1 What we mean by match

In the following, we say things like t.j. should not match. This means that the full string t.j. wil not appear in the set of answers returned by finditer. Sub-parts of it might (e.g., t.j may match), but t.j. won’t.

2 Task

Write a python file called regexs.py that defines several variables containing compiled regular expressions, as follows:

  • nospace = a regular expression that matches one or more non-whitespace characters.

    CS1110-001/smile should match, as should !

    hi there should not match, nor should the empty string.

  • quotation = a regular expression that matches text beginning and ending with a ", with no internal ", where the first and last character inside the quotes are not spaces.

    "hi there" should match

    " hi there" should not match, nor should "hi there " or "I said "hi" just now".

  • twonum = a regular expression that matches pairs of numbers, separated by a space, comma, or both. Accept both numbers with and without decimal places, and allow an optional preceding - on each number. If there is a decimal place, there must be at least one digit on each side of it.

    Additionally, each of the two numbers (with the - if present) should be a group after a match.

    3,4, 3.0, 4.5, and -3.14159265 1110 should all match.

    3.4.5, 1, 1   2, and 3 - 4 should not match.

  • likely_name = a regular expression that matches one common full name pattern: two or three consecutive capitalized runs of letters, separated by spaces. A capital letter and a period can serve as a name except in the last position.

    Thomas Jefferson should match, as should Edmund Jennings Randolph, J. Pierpont Finch, and T. Jefferson

    T Jefferson, Thomas J., and Flannery O'Connor should not match.

3 Testing your code

When you run regexs.py, nothing should happen. It defined variables, it does not define functions or run anything.

If in another file you enter the following

import regexs

text = '''
CS1110-001/smile ! hi there
"hi there" but not " hi there" or "hi there " or "I said "hi" just now"
3,4, 3.0, 4.5 and -3.14159265 1110 but not 3.4.5, 1 or 1   2 or 3 - 4
Thomas Jefferson and Edmund Jennings Randolph and J. Pierpont Finch and T. Jefferson
but not T Jefferson or Thomas J. or Flannery O'Connor
'''

def full_match(regex, text):
    '''Gives a list of all complete matches'''
    ans = []
    for match in regex.finditer(text):
        ans.append(match.group(0))
    return ans

ns = full_match(regexs.nospace, text)
print('nospace:',
    'CS1110-001/smile' in ns,
    '!' in ns,
    'hi there' not in ns,
    '' not in ns)

q = full_match(regexs.quotation, text)
print('quotation:',
    '"hi there"' in q,
    '" hi there"' not in q,
    '"hi there "' not in q,
    '"I said "hi" just now"' not in q)

tn = full_match(regexs.twonum, text)

print('twonum:',
    '3,4' in tn,
    '3.0, 4.5' in tn,
    '-3.14159265 1110' in tn,
    '3.4.5, 1' not in tn,
    '1   2' not in tn,
    '3 - 4' not in tn)

for match in regexs.twonum.finditer(text):
    if match.group(0) == '3,4':
        print('  match1:', '3' in match.groups(), '4' in match.groups())
    if match.group(0) == '-3.14159265 1110':
        print('  match2:', '-3.14159265' in match.groups(), '1110' in match.groups())

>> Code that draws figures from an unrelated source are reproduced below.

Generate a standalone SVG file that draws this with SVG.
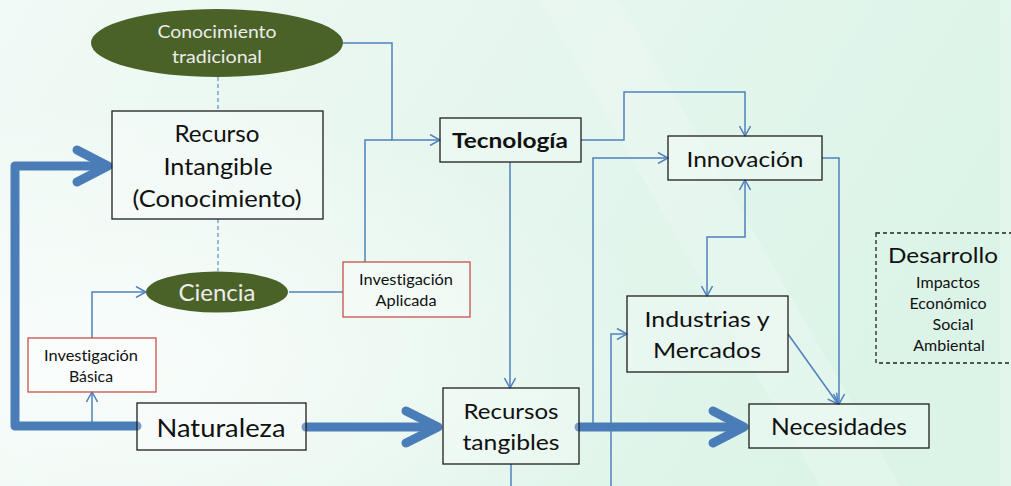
<svg xmlns="http://www.w3.org/2000/svg" width="1011" height="486" viewBox="0 0 1011 486">
  <defs>
    <linearGradient id="bg" x1="0" y1="0" x2="1" y2="0.3">
      <stop offset="0" stop-color="#f1faf6"/>
      <stop offset="0.5" stop-color="#e6f6ee"/>
      <stop offset="1" stop-color="#dcf4e8"/>
    </linearGradient>
    <radialGradient id="glow" cx="0.12" cy="0.75" r="0.55">
      <stop offset="0" stop-color="#ffffff" stop-opacity="0.7"/>
      <stop offset="1" stop-color="#ffffff" stop-opacity="0"/>
    </radialGradient>
    <marker id="arrow" viewBox="0 0 12 12" refX="11" refY="6" markerWidth="12" markerHeight="12" markerUnits="userSpaceOnUse" orient="auto-start-reverse">
      <path d="M1,0.5 L11,6 L1,11.5" fill="none" stroke="#4f81bd" stroke-width="1.5"/>
    </marker>
  </defs>
  <style>
    .box { fill: #ffffff; fill-opacity: 0.25; stroke: #1e1e1e; stroke-width: 1.3; }
    .redbox { fill: #ffffff; fill-opacity: 0.3; stroke: #c9504c; stroke-width: 1.3; }
    .oval { fill: #4a6227; }
    .dev { fill: none; stroke: #222222; stroke-width: 1.3; stroke-dasharray: 4 3; }
    text { font-family: Lato, "Open Sans", "Liberation Sans", sans-serif; fill: #111111; text-anchor: middle; font-variant-ligatures: none; }
    .light { fill: #ececec; }
    .small { font-size: 16px; }
    .link { fill: none; stroke: #4f81bd; stroke-width: 1.5; }
    .dash { fill: none; stroke: #5b8fc9; stroke-width: 1.2; stroke-dasharray: 4 3; }
    .thick { fill: none; stroke: #4a7cb8; stroke-width: 9; stroke-linecap: round; stroke-linejoin: round; }
  </style>

  <!-- background -->
  <rect width="1011" height="486" fill="url(#bg)"/>
  <rect width="1011" height="486" fill="url(#glow)"/>
  <polygon points="540,0 620,0 900,486 820,486" fill="#ffffff" fill-opacity="0.18"/>
  <polygon points="1000,0 1011,0 1011,486 1000,486" fill="#ffffff" fill-opacity="0.2"/>

  <!-- connectors -->
  <g id="connectors">
    <path class="dash" d="M218,77 V111"/>
    <path class="dash" d="M218,219 V271"/>
    <path class="link" d="M343,43 H392 V140 H440" marker-end="url(#arrow)"/>
    <path class="link" d="M365,262 V140 H392"/>
    <path class="link" d="M289,292 H343"/>
    <path class="link" d="M92,426 V392" marker-end="url(#arrow)"/>
    <path class="link" d="M92,338 V292 H146" marker-end="url(#arrow)"/>
    <path class="link" d="M510,162 V388" marker-end="url(#arrow)"/>
    <path class="link" d="M511,464 V486"/>
    <path class="link" d="M581,140 H624 V92 H745 V136" marker-end="url(#arrow)"/>
    <path class="link" d="M593,427 V158 H668" marker-end="url(#arrow)"/>
    <path class="link" d="M611,486 V334 H627" marker-end="url(#arrow)"/>
    <path class="link" d="M707,296 V237 H745 V180" marker-start="url(#arrow)" marker-end="url(#arrow)"/>
    <path class="link" d="M822,158 H839 V404" marker-end="url(#arrow)"/>
    <path class="link" d="M788,334 L838,404" marker-end="url(#arrow)"/>

    <!-- main resource flow -->
    <path class="thick" d="M137,426 H15 V166 H106"/>
    <path class="thick" d="M77,150 L108,166 L77,182"/>
    <path class="thick" d="M306,427 H436"/>
    <path class="thick" d="M406,411 L438,427 L406,443"/>
    <path class="thick" d="M579,427 H742"/>
    <path class="thick" d="M713,411 L744,427 L713,443"/>
  </g>

  <g id="conocimiento-tradicional">
    <ellipse class="oval" cx="217" cy="43" rx="126" ry="34"/>
    <text class="light" x="217" y="38" font-size="17" textLength="119" lengthAdjust="spacingAndGlyphs">Conocimiento</text>
    <text class="light" x="217" y="63" font-size="17" textLength="90" lengthAdjust="spacingAndGlyphs">tradicional</text>
  </g>

  <g id="recurso-intangible">
    <rect class="box" x="112" y="111" width="211" height="108"/>
    <text x="217" y="142" font-size="23" textLength="85" lengthAdjust="spacingAndGlyphs">Recurso</text>
    <text x="218" y="175" font-size="23" textLength="109" lengthAdjust="spacingAndGlyphs">Intangible</text>
    <text x="217" y="207" font-size="23" textLength="169" lengthAdjust="spacingAndGlyphs">(Conocimiento)</text>
  </g>

  <g id="ciencia">
    <ellipse class="oval" cx="217" cy="292" rx="71" ry="20.5"/>
    <text class="light" x="217" y="301" font-size="24" textLength="77" lengthAdjust="spacingAndGlyphs">Ciencia</text>
  </g>

  <g id="investigacion-aplicada">
    <rect class="redbox" x="343" y="262" width="127" height="55"/>
    <text x="406" y="285" font-size="15" textLength="94" lengthAdjust="spacingAndGlyphs">Investigación</text>
    <text x="406" y="306" font-size="15" textLength="61" lengthAdjust="spacingAndGlyphs">Aplicada</text>
  </g>

  <g id="investigacion-basica">
    <rect class="redbox" x="28" y="338" width="128" height="54"/>
    <text x="91" y="361" font-size="15" textLength="94" lengthAdjust="spacingAndGlyphs">Investigación</text>
    <text x="91" y="382" font-size="15" textLength="44" lengthAdjust="spacingAndGlyphs">Básica</text>
  </g>

  <g id="tecnologia">
    <rect class="box" x="440" y="118" width="141" height="44"/>
    <text x="510" y="148" font-size="21" font-weight="bold" textLength="116" lengthAdjust="spacingAndGlyphs">Tecnología</text>
  </g>

  <g id="innovacion">
    <rect class="box" x="668" y="136" width="154" height="44"/>
    <text x="745" y="167" font-size="21" textLength="117" lengthAdjust="spacingAndGlyphs">Innovación</text>
  </g>

  <g id="industrias-mercados">
    <rect class="box" x="627" y="296" width="161" height="76"/>
    <text x="707" y="327" font-size="22" textLength="125" lengthAdjust="spacingAndGlyphs">Industrias y</text>
    <text x="707" y="358" font-size="22" textLength="108" lengthAdjust="spacingAndGlyphs">Mercados</text>
  </g>

  <g id="naturaleza">
    <rect class="box" x="137" y="403" width="169" height="47"/>
    <text x="221" y="437" font-size="25" textLength="129" lengthAdjust="spacingAndGlyphs">Naturaleza</text>
  </g>

  <g id="recursos-tangibles">
    <rect class="box" x="443" y="388" width="136" height="76"/>
    <text x="511" y="419" font-size="22" textLength="95" lengthAdjust="spacingAndGlyphs">Recursos</text>
    <text x="511" y="450" font-size="22" textLength="97" lengthAdjust="spacingAndGlyphs">tangibles</text>
  </g>

  <g id="necesidades">
    <rect class="box" x="749" y="404" width="180" height="44"/>
    <text x="839" y="435" font-size="24" textLength="136" lengthAdjust="spacingAndGlyphs">Necesidades</text>
  </g>

  <g id="desarrollo">
    <rect class="dev" x="876" y="233" width="138" height="130"/>
    <text x="943" y="263" font-size="22" textLength="110" lengthAdjust="spacingAndGlyphs">Desarrollo</text>
    <text class="small" x="948" y="288">Impactos</text>
    <text class="small" x="948" y="309">Económico</text>
    <text class="small" x="953" y="330">Social</text>
    <text class="small" x="949" y="351">Ambiental</text>
  </g>
</svg>
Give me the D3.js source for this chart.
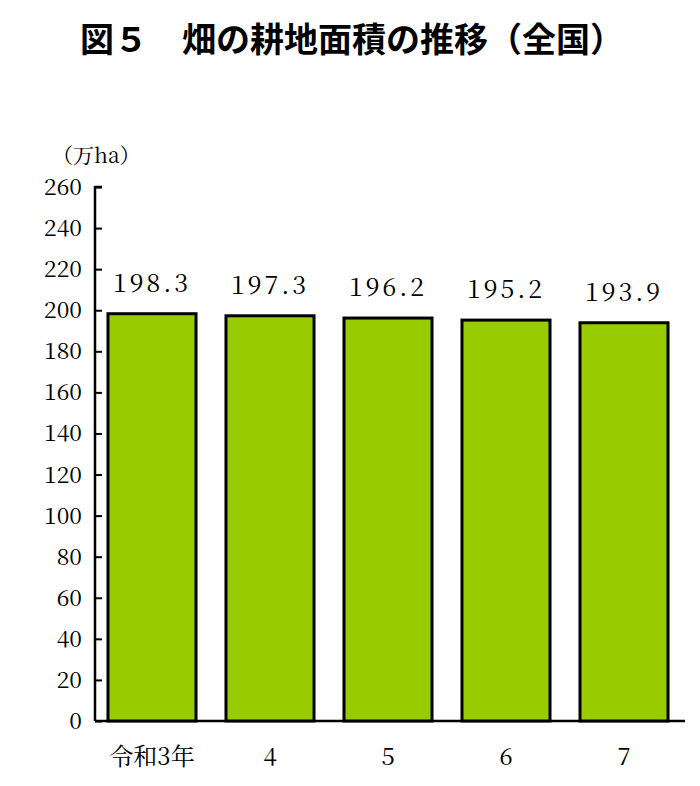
<!DOCTYPE html>
<html><head><meta charset="utf-8">
<script src="https://cdn.jsdelivr.net/npm/d3@7"></script>
<style>body{margin:0;background:#fff}</style>
</head><body>
<svg id="canvas" width="700" height="786"></svg>
<script>
let categories = ['令和3年', '4', '5', '6', '7']
let values = [198.3, 197.3, 196.2, 195.2, 193.9]
let valueLabels = ['198.3', '197.3', '196.2', '195.2', '193.9']
let yTicks = d3.range(0, 261, 20)

let svg = d3.select('#canvas')
let serif = '"Noto Serif CJK JP", "Liberation Serif", "DejaVu Serif", serif'

svg.append('text')
    .attr('x', 352).attr('y', 52)
    .attr('text-anchor', 'middle')
    .attr('font-family', '"Noto Sans CJK JP"')
    .attr('font-weight', 'bold')
    .attr('font-size', 34)
    .text('図５　畑の耕地面積の推移（全国）')

let x = d3.scaleBand().domain(categories).range([95, 681]).paddingInner(0.254).paddingOuter(0.11)
let y = d3.scaleLinear().domain([0, 260]).range([721, 187])

// y axis, ticks point inward
let yAxis = svg.append('g')
    .attr('transform', 'translate(95,0)')
    .call(d3.axisRight(y).tickValues(yTicks).tickSize(7).tickFormat(''))
yAxis.select('.domain').attr('stroke', '#000').attr('stroke-width', 2.5)
    .attr('d', 'M7,187H0V721')
yAxis.selectAll('line').attr('stroke-width', 2)

svg.selectAll('.ylab')
    .data(yTicks).enter().append('text')
    .attr('x', 82).attr('y', d => y(d) + 8)
    .attr('text-anchor', 'end')
    .attr('font-family', serif).attr('font-size', 23)
    .text(d => d)

svg.append('text')
    .attr('x', 52).attr('y', 163)
    .attr('font-family', serif).attr('font-size', 21)
    .text('（万ha）')

svg.append('line')
    .attr('x1', 95).attr('x2', 685).attr('y1', 721).attr('y2', 721)
    .attr('stroke', '#000').attr('stroke-width', 2.5)

svg.selectAll('rect')
    .data(values).enter().append('rect')
    .attr('x', (d, i) => x(categories[i]))
    .attr('y', d => y(d))
    .attr('width', x.bandwidth())
    .attr('height', d => y(0) - y(d))
    .attr('fill', '#99cc00')
    .attr('stroke', '#000').attr('stroke-width', 3)

svg.selectAll('.vlab')
    .data(values).enter().append('text')
    .attr('x', (d, i) => x(categories[i]) + x.bandwidth() / 2)
    .attr('y', d => y(d) - 22)
    .attr('text-anchor', 'middle')
    .attr('font-family', serif).attr('font-size', 25)
    .attr('letter-spacing', 3)
    .text((d, i) => valueLabels[i])

svg.selectAll('.xlab')
    .data(categories).enter().append('text')
    .attr('x', d => x(d) + x.bandwidth() / 2)
    .attr('y', 765)
    .attr('text-anchor', 'middle')
    .attr('font-family', serif).attr('font-size', 24)
    .text(d => d)
</script>
</body></html>
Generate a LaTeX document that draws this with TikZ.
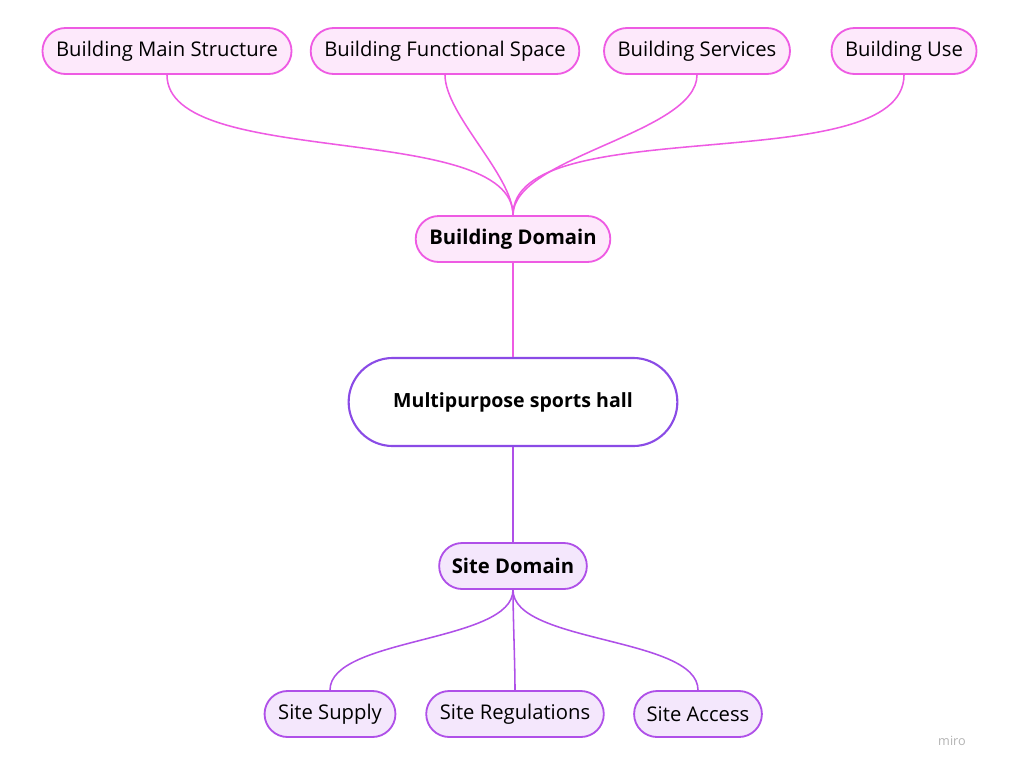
\documentclass[tikz,border=0pt]{standalone}
\usepackage{fontspec}
\setmainfont{Open Sans}
\usetikzlibrary{shapes.misc,positioning}
\definecolor{bpink}{HTML}{EE5BE3}
\definecolor{bpinkfill}{HTML}{FDE9FB}
\definecolor{hallpurple}{HTML}{8A4BE6}
\definecolor{spurple}{HTML}{AF50E8}
\definecolor{spurplefill}{HTML}{F4E7FC}
\begin{document}
\begin{tikzpicture}[x=0.025cm,y=-0.025cm,
            topic/.style={rounded rectangle, draw, line width=1.3pt,
                    minimum height=1.15cm, inner xsep=8pt, font=\Large},
            build/.style={topic, draw=bpink, fill=bpinkfill},
            site/.style={topic, draw=spurple, fill=spurplefill},
            link/.style={line width=1.1pt, looseness=0.65}]

        \useasboundingbox (0,0) rectangle (1024,770);

        \node[build] (main) at (167,51) {Building Main Structure};
        \node[build] (func) at (445,51) {Building Functional Space};
        \node[build] (serv) at (697,51) {Building Services};
        \node[build] (use)  at (904,51) {Building Use};
        \node[build,font=\Large\bfseries] (bdom) at (513,239) {Building Domain};

        \node[rounded rectangle, draw=hallpurple, fill=white, line width=1.5pt,
              minimum width=8.45cm, minimum height=2.2cm,
              font=\fontsize{13.9}{16}\selectfont\bfseries]
              (hall) at (513,402) {Multipurpose sports hall};

        \node[site,font=\Large\bfseries] (sdom) at (513,566) {Site Domain};
        \node[site] (supp) at (330,714) {Site Supply};
        \node[site] (regs) at (515,714) {Site Regulations};
        \node[site] (acc)  at (698,714) {Site Access};

        \node[text=gray!60, font=\small] (miro) at (952,741) {miro};

        % building side
        \foreach \n in {main,func,serv,use}
            \draw[link, bpink] (bdom.north) to[out=90,in=-90] (\n.south);
        \draw[link, bpink] (bdom.south) -- (hall.north);

        % site side
        \draw[link, spurple] (hall.south) -- (sdom.north);
        \foreach \n in {supp,regs,acc}
            \draw[link, spurple] (sdom.south) to[out=-90,in=90] (\n.north);
    \end{tikzpicture}
\end{document}
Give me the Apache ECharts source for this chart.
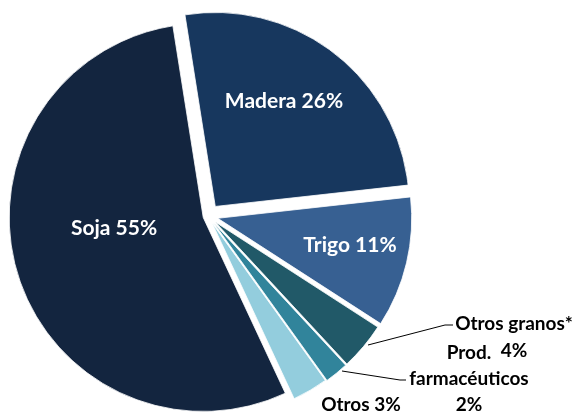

ln = full_match(regexs.likely_name, text)
print('likely_name:',
    'Thomas Jefferson' in ln,
    'Edmund Jennings Randolph' in ln,
    'J. Pierpont Finch' in ln,
    'T. Jefferson' in ln,
    'T Jefferson' not in ln,
    'Thomas J.' not in ln,
    "Flannery O'Connor" not in ln)

then that file, when run, should print all True:

nospace: True True True True
quotation: True True True True
twonum: True True True True True True
  match1: True True
  match2: True True
likely_name: True True True True True True True

4 Troubleshooting

Whitespace characters includes space `, but also newlinesandand tabs`.

The should be in a group constraint can be met by adding parentheses…

pythex is your friend. If you are not sure what your regexs are doing, try playing with them there.